24 Pisidya bölgesinden geçerek Pamfilya'ya geldiler.
Καὶ διελθόντες τὴν Πισιδίαν ἦλθον εἰς Παμφυλίαν.
25 Perge'de Tanrı sözünü bildirdikten sonra Antalya'ya gittiler.
Καὶ λαλήσαντες ἐν Πέργῃ τὸν λόγον, κατέβησαν εἰς Ἀττάλειαν·
26 Oradan gemiyle, artık tamamlamış bulundukları görev için Tanrı'nın lütfuna emanet edildikleri yer olan Antakya'ya döndüler.
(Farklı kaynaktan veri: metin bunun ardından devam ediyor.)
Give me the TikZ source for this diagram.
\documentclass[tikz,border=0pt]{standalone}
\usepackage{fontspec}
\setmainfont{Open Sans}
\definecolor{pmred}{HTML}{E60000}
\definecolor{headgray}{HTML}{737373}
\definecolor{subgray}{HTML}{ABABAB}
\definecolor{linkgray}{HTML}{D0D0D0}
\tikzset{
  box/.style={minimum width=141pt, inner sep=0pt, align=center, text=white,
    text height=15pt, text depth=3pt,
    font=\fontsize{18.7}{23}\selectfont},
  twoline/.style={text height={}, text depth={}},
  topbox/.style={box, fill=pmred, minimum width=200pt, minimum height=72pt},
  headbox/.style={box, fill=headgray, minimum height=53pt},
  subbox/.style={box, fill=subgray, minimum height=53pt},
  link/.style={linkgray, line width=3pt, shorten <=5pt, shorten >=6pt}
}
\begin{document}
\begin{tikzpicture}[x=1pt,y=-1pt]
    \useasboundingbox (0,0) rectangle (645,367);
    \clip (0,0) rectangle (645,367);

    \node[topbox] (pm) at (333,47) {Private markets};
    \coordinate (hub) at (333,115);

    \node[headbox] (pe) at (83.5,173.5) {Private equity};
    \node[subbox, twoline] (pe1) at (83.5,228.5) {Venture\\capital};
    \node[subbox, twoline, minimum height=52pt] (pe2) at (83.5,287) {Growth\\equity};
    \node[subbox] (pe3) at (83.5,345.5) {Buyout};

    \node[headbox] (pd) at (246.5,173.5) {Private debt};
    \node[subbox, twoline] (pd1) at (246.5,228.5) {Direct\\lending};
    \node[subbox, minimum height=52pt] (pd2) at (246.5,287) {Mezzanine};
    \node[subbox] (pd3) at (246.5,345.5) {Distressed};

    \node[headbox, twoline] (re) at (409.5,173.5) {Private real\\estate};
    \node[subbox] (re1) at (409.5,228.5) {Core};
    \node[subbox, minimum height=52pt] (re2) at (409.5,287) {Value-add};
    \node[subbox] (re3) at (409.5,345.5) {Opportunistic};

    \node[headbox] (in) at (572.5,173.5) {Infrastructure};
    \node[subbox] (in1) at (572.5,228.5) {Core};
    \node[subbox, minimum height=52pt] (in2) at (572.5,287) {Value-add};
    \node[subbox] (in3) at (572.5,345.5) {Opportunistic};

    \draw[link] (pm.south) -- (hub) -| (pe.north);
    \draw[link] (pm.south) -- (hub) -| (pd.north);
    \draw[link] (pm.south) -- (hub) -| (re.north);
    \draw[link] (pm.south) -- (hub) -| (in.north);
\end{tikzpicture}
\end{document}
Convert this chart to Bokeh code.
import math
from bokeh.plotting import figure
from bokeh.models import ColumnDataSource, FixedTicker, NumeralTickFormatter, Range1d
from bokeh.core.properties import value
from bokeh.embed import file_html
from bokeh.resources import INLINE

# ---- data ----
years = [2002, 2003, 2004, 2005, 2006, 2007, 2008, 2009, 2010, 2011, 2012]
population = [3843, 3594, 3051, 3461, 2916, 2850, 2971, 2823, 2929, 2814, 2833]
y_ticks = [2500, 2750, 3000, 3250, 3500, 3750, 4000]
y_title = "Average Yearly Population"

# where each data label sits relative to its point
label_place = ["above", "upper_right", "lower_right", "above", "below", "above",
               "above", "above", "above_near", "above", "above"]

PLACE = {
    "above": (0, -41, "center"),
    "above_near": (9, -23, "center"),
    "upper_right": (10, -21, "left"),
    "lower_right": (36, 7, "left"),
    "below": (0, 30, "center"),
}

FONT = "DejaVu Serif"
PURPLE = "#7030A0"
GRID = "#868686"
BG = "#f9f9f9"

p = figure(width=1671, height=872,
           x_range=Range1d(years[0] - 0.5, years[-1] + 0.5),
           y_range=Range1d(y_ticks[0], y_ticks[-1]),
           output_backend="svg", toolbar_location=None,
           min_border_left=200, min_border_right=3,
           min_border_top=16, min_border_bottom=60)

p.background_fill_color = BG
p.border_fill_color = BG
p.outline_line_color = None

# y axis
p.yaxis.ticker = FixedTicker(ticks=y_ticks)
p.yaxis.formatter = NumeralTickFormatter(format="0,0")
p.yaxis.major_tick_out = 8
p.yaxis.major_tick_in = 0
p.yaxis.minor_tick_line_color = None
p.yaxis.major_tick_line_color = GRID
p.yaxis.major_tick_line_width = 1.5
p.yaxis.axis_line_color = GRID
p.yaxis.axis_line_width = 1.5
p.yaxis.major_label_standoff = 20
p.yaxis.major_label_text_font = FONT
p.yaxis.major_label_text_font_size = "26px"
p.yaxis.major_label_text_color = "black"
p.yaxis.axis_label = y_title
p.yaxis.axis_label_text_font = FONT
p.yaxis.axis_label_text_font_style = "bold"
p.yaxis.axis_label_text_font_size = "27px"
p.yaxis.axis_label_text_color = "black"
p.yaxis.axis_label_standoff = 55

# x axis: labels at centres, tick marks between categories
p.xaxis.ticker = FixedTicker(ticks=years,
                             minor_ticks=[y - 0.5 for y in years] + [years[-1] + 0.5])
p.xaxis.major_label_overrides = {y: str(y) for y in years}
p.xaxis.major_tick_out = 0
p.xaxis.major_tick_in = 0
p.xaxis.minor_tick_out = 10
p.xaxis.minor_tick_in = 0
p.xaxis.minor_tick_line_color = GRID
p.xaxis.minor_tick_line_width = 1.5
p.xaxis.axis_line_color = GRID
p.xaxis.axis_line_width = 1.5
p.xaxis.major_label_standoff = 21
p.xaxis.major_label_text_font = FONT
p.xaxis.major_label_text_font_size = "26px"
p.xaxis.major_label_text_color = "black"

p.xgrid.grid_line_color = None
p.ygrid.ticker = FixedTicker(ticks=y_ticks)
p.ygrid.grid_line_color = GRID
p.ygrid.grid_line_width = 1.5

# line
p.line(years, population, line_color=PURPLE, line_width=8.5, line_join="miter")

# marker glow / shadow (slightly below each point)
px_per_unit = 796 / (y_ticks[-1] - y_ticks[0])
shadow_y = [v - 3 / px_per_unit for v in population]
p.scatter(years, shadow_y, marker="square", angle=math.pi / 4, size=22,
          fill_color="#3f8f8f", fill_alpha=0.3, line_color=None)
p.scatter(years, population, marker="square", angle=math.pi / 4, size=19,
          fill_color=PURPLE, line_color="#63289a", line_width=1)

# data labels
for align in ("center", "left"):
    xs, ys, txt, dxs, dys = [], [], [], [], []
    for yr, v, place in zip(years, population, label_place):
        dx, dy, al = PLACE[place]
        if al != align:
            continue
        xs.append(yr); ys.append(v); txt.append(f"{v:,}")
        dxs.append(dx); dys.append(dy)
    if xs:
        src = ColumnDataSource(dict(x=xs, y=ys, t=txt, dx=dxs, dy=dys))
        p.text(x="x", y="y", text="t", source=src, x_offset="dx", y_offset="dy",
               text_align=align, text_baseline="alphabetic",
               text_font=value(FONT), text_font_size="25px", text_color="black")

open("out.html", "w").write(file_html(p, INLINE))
κἀκεῖθεν ἀπέπλευσαν εἰς Ἀντιόχειαν, ὅθεν ἦσαν παραδεδομένοι τῇ χάριτι τοῦ Θεοῦ εἰς τὸ ἔργον ὃ ἐπλήρωσαν.
27 Oraya vardıklarında inanlılar topluluğunu bir araya getirip Tanrı'nın kendileri aracılığıyla neler yaptığını, öteki uluslara iman kapısını nasıl açtığını anlattılar.
Παραγενόμενοι δὲ καὶ συναγαγόντες τὴν ἐκκλησίαν, ἀνήγγειλαν ὅσα ἐποίησεν ὁ Θεὸς μετ᾽ αὐτῶν, καὶ ὅτι ἤνοιξε τοῖς ἔθνεσι θύραν πίστεως.
28 Oradaki öğrencilerin yanında uzun bir süre kaldılar.
Διέτριβον δὲ ἐκεῖ χρόνον οὐκ ὀλίγον σὺν τοῖς μαθηταῖς.